## Work to complete:
Look through the listing for the word "this". Copy each line that has it.

## START Dataset extract

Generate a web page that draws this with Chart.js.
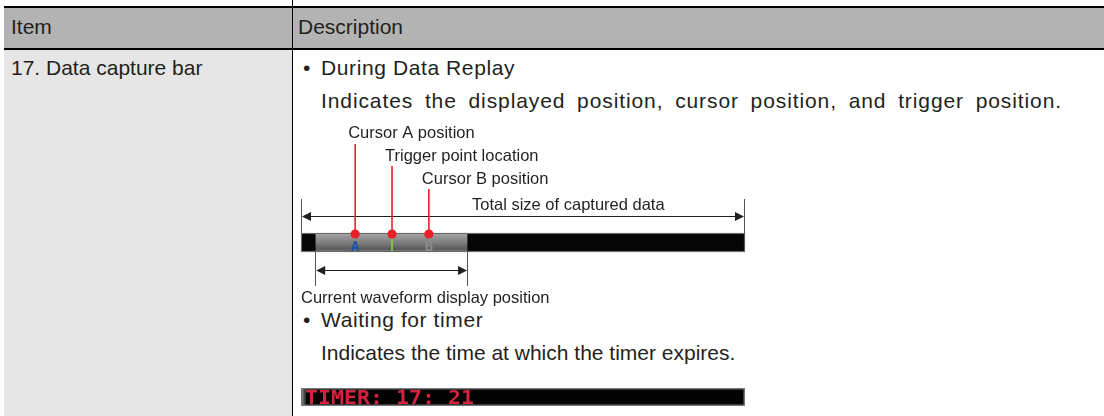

## END Dataset extract
## START Dataset extract

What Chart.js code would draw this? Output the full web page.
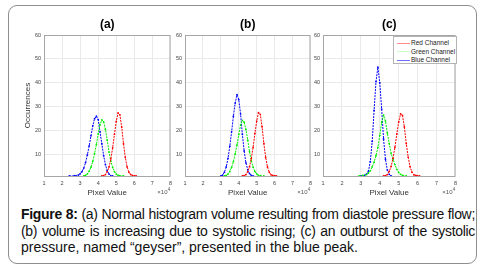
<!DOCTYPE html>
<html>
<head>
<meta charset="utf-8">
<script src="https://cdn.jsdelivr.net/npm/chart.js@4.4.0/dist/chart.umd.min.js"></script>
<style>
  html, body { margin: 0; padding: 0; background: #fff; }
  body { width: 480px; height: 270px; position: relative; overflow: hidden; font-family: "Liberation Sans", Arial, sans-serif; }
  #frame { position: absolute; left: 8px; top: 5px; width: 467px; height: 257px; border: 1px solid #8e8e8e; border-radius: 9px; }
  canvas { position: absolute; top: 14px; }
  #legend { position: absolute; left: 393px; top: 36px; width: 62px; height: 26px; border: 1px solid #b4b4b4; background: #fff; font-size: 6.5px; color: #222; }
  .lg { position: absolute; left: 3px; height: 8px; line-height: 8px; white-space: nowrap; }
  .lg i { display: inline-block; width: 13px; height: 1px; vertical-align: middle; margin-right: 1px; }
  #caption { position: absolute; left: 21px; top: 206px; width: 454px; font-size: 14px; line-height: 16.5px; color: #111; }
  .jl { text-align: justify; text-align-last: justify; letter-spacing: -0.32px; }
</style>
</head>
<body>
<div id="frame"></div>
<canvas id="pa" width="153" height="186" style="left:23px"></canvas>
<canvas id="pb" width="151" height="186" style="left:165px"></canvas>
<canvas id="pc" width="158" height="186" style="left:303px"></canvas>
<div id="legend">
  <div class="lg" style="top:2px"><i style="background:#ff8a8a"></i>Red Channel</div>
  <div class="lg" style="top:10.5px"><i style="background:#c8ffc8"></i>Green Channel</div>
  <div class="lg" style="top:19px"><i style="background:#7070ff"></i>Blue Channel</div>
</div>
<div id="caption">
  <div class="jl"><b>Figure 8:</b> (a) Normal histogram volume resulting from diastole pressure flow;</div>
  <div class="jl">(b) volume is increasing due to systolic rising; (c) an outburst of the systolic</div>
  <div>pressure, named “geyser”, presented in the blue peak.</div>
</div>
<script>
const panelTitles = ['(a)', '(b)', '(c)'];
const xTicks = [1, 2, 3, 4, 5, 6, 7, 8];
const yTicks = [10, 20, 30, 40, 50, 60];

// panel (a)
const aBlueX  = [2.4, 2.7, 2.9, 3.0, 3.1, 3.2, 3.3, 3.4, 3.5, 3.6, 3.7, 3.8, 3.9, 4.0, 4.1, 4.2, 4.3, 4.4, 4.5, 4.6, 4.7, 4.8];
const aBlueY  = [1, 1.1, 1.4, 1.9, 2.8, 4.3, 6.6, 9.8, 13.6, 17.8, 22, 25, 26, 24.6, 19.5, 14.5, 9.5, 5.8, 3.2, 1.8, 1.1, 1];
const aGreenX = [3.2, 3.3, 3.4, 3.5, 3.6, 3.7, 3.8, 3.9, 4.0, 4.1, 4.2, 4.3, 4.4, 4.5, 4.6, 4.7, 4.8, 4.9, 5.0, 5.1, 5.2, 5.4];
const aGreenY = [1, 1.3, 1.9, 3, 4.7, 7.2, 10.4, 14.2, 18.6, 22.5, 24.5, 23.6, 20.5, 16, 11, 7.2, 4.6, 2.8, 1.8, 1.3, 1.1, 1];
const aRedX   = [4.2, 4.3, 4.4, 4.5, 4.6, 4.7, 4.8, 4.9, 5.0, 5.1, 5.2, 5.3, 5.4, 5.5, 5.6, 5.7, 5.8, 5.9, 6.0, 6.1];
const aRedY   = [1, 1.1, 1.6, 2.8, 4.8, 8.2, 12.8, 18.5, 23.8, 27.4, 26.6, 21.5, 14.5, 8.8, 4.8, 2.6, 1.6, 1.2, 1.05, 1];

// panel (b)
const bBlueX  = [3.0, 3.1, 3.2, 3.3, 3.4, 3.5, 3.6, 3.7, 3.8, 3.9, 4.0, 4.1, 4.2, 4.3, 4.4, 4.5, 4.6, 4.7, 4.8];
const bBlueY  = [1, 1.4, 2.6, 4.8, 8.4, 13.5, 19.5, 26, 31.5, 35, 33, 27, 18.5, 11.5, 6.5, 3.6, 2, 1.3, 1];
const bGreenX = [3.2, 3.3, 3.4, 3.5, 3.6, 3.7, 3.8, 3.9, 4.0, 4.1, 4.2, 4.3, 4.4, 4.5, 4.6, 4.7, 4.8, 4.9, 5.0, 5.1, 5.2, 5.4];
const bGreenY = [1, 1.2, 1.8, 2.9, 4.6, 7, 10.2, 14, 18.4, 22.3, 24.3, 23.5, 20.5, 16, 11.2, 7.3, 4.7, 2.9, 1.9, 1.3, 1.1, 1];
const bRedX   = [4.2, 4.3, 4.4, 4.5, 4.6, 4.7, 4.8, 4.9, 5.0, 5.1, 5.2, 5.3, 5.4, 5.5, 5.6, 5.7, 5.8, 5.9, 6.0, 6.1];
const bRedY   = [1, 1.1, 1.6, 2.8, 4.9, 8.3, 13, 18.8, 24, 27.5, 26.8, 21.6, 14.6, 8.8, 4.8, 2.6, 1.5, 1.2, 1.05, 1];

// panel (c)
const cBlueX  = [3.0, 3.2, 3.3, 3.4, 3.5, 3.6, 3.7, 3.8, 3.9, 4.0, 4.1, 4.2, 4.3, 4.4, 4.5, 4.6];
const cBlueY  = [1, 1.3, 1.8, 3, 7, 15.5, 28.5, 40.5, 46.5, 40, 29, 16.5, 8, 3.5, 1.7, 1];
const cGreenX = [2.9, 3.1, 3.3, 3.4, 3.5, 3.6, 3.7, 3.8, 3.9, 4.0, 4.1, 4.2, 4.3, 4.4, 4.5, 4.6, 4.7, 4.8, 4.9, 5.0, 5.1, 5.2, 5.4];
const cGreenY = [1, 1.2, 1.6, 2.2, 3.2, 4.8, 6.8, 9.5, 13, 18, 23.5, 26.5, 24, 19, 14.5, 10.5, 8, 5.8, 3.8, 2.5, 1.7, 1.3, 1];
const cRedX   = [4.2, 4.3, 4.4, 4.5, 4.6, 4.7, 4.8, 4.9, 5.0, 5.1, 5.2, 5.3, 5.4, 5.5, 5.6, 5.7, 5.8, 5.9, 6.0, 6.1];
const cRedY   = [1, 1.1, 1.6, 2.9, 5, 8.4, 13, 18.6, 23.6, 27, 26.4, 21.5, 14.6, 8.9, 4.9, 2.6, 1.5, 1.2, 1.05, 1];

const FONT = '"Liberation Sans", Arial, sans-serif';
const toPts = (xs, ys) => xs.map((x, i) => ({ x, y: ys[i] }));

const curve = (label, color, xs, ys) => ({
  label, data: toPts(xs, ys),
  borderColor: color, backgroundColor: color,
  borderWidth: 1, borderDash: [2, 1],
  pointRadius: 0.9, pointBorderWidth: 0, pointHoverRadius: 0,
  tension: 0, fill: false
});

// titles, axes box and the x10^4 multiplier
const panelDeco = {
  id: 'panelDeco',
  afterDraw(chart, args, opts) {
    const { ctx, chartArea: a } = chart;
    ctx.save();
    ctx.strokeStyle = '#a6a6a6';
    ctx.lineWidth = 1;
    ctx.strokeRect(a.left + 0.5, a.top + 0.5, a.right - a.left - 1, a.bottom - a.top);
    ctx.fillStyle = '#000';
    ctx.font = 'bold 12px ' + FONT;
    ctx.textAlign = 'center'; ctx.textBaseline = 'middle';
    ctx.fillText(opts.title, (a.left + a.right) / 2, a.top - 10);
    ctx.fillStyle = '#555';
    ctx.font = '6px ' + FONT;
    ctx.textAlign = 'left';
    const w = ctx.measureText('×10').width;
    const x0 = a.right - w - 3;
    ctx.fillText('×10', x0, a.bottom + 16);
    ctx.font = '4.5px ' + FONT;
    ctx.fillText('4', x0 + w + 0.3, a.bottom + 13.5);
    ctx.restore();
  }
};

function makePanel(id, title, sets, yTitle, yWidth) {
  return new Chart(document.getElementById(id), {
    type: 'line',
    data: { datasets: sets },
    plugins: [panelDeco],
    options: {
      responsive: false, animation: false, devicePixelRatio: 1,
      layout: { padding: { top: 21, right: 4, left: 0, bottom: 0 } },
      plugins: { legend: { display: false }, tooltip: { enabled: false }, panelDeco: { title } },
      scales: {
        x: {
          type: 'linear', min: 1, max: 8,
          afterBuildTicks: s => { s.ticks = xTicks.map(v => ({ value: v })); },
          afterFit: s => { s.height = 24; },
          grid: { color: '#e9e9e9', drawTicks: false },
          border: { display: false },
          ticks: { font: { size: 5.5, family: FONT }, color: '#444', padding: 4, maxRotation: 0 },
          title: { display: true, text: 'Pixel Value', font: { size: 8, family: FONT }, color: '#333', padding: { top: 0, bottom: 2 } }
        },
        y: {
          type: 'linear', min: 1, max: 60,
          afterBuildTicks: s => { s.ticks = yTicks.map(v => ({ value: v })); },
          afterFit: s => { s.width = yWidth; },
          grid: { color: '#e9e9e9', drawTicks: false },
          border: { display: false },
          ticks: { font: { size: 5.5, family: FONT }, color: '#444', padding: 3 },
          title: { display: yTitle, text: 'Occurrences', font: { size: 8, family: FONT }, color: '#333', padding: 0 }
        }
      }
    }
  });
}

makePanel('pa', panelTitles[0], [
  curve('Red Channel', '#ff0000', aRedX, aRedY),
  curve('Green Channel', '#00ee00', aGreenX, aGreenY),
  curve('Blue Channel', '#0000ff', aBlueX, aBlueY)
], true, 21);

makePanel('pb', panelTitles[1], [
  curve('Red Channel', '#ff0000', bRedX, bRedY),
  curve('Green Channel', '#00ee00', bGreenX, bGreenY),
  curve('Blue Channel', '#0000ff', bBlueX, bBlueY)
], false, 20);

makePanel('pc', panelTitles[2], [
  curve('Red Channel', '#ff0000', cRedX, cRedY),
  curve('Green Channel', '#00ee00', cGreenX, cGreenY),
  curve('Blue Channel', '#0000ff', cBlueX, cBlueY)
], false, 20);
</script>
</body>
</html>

## END Dataset extract

## Complete answer:
Generate a web page that draws this with Chart.js.
What Chart.js code would draw this? Output the full web page.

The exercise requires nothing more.